More Americans have access to health care today, but cost and quality vary widely from state to state. According to the Pew Charitable Trusts, state health costs depend on a number of factors, ranging from federal legislation to the overall health of residents to the number of “public charges” such as prisoners and recipients of social assistance. And often, policy makers have no hand in determining or swaying the amounts that residents shell out for health expenditures.

How does Texas Compare?

Health Care in Texas (1=Best; 25=Avg.): (Info via WalletHub)

  • 23rd – Average Monthly Insurance Premium
  • 27th – Number of Hospital Beds per Capita
  • 42nd – Number of Physicians per Capita
  • 28th – Number of Dentists per Capita
  • 43rd – Physician Medicare Acceptance Rate
  • 51st – % of Adults Aged 18 to 64 with Health Insurance
  • 50th – % of Children Aged 0 to 17 with Health Insurance
  • 16th – % of At-Risk Adults Without a Routine Doctor Visit in Past Two Years
  • 47th – % of Adults Without a Dental Visit in Past Year
  • 5th – % of Medical Residents Retained

For every American, that amount is about $9,523 annually and expected to rise in the coming years, according to the most recent data from the Centers for Medicare & Medicaid Services. In 2014, health spending accounted for 17.5 percent of national GDP. By 2025, that figure will increase by an estimated 2.6 percent. An international comparison of health expenses reveals that Americans even pay the highest for certain prescription drugs and some common medical procedures compared with patients in other wealthy countries.
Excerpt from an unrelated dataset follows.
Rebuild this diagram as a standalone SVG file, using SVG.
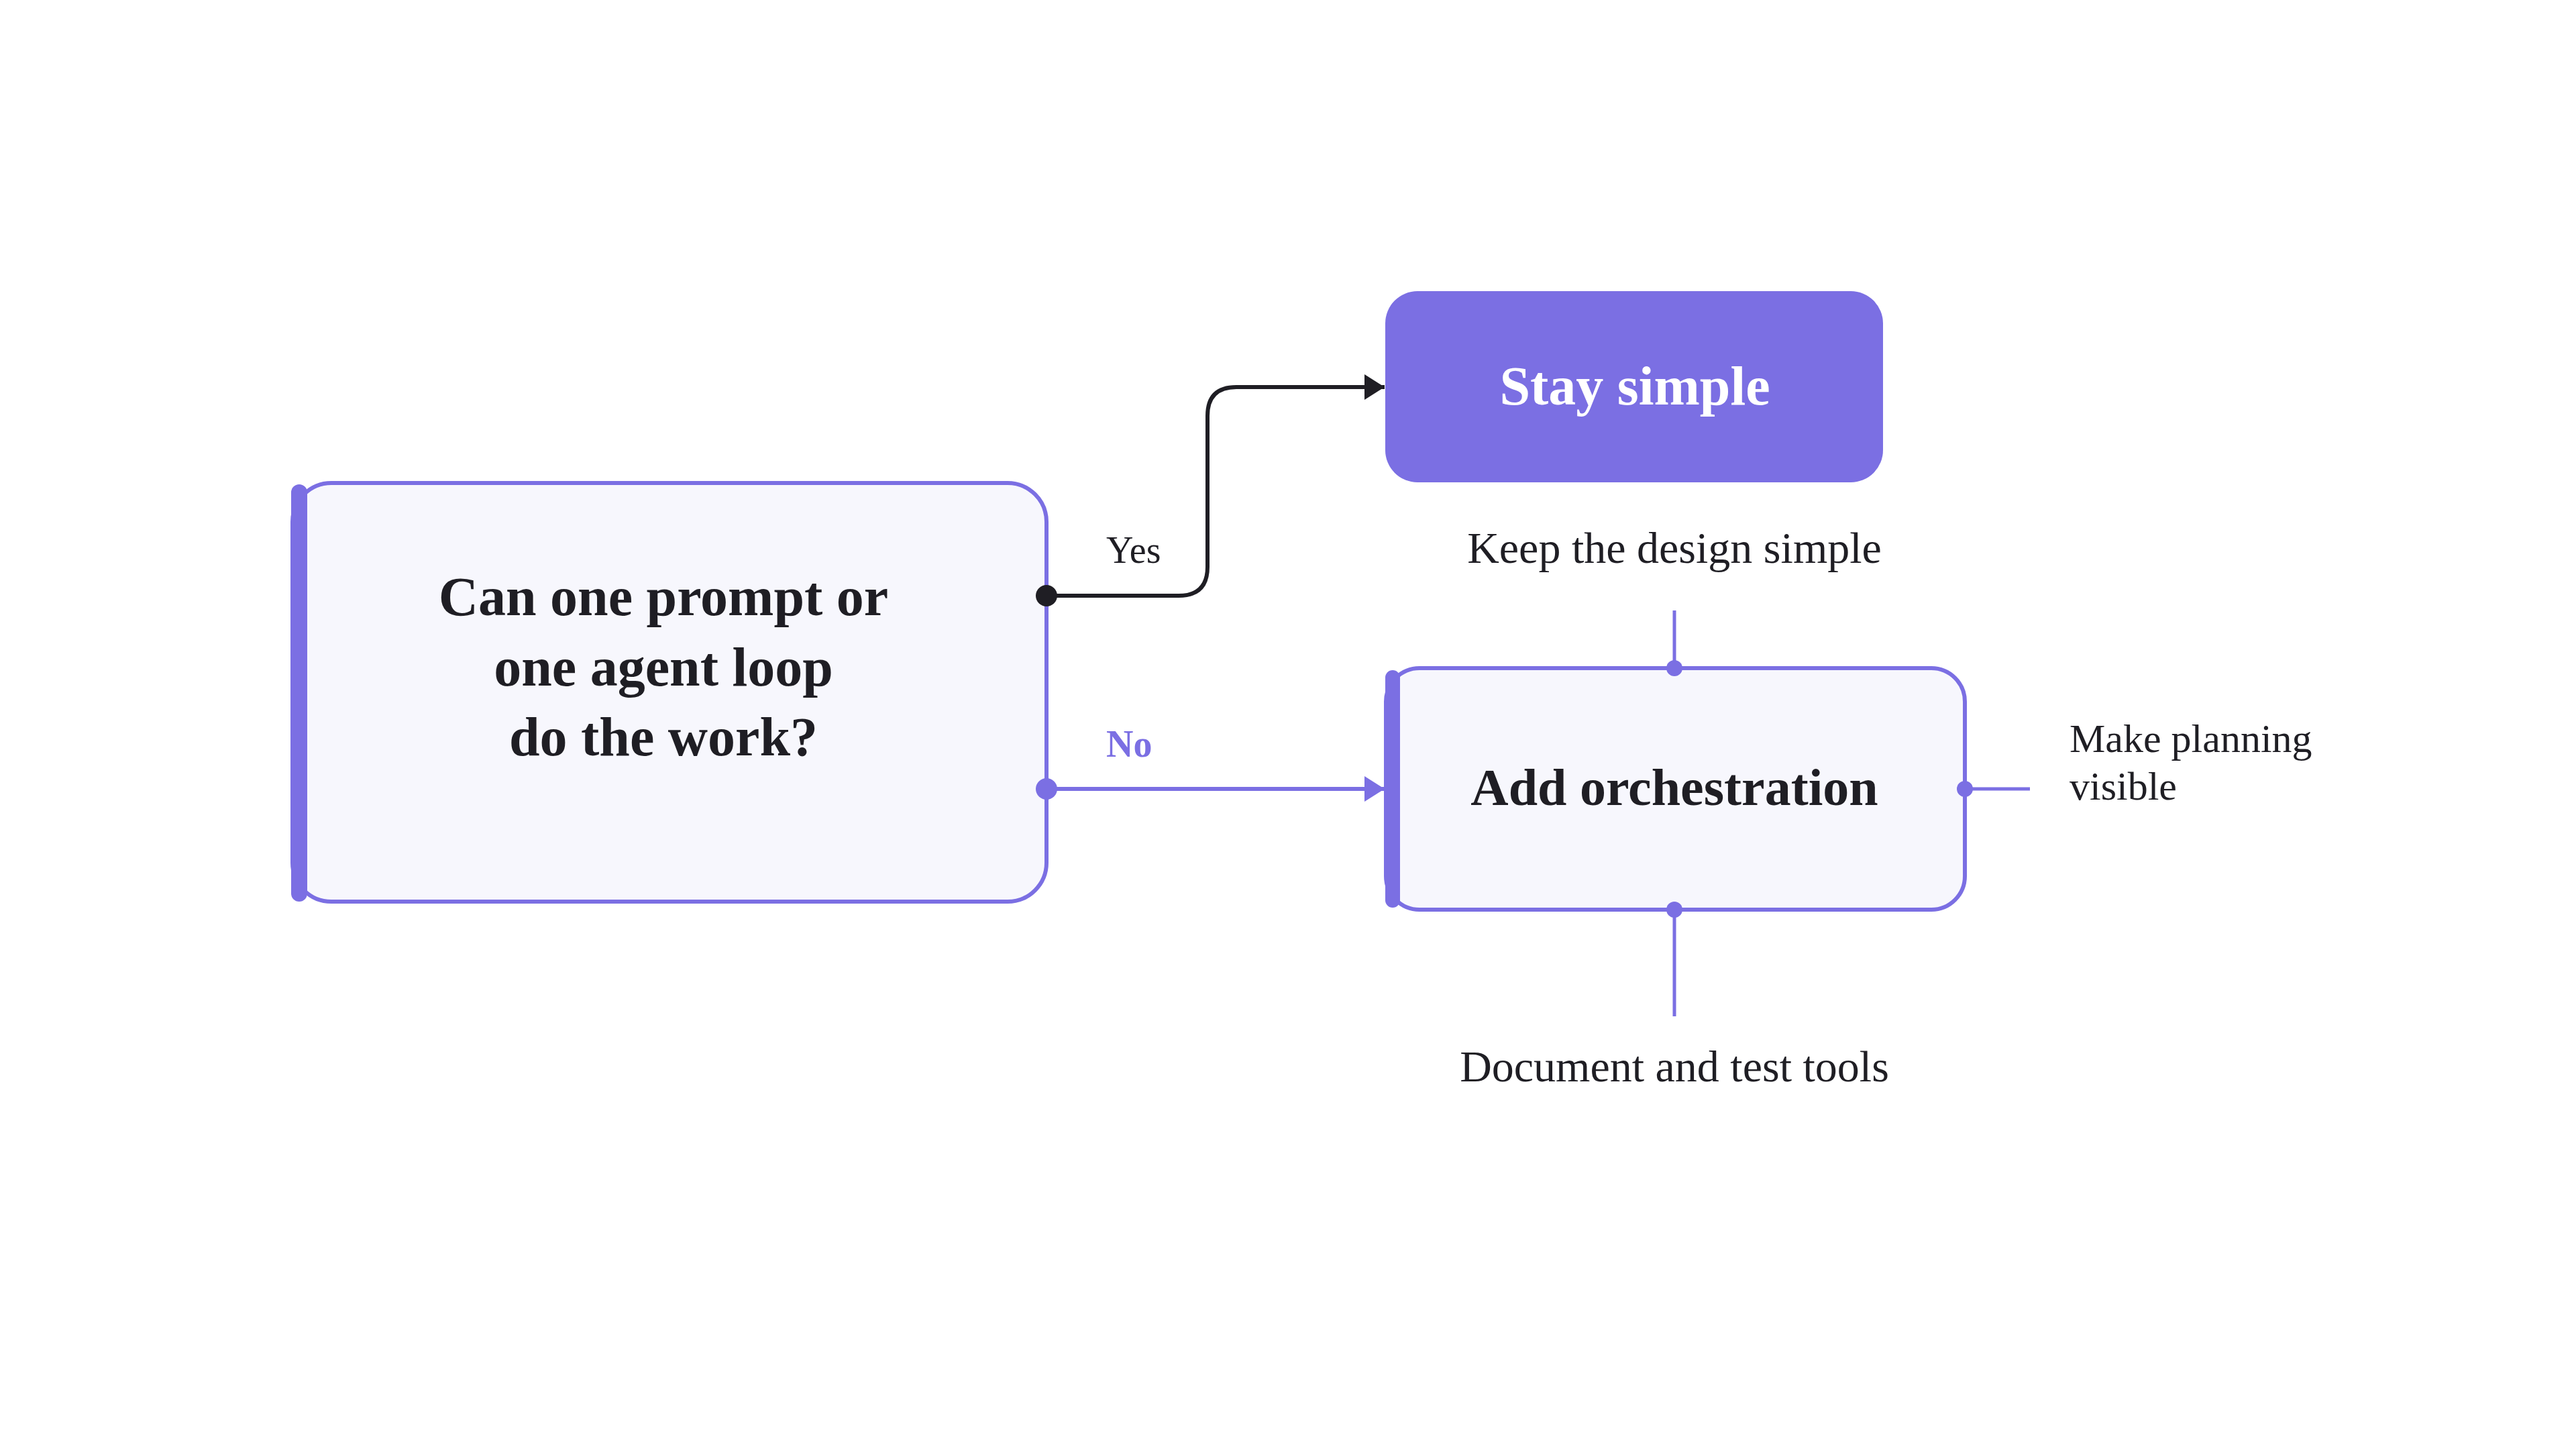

But higher costs don’t necessarily translate to better care and treatment here at home. The Kaiser Family Foundation found in its latest analysis of global health care quality that the U.S. remains outperformed by several of its peers “on a large number of measures,” despite improved performance in others. In particular, the U.S. lags in “life expectancy at birth; cost-related barriers to health care access; the prevalence of retained surgical items or unretrieved device fragments; and burden of disease, which takes into account years of life lost due to premature death and years of life lost to poor health or disability.”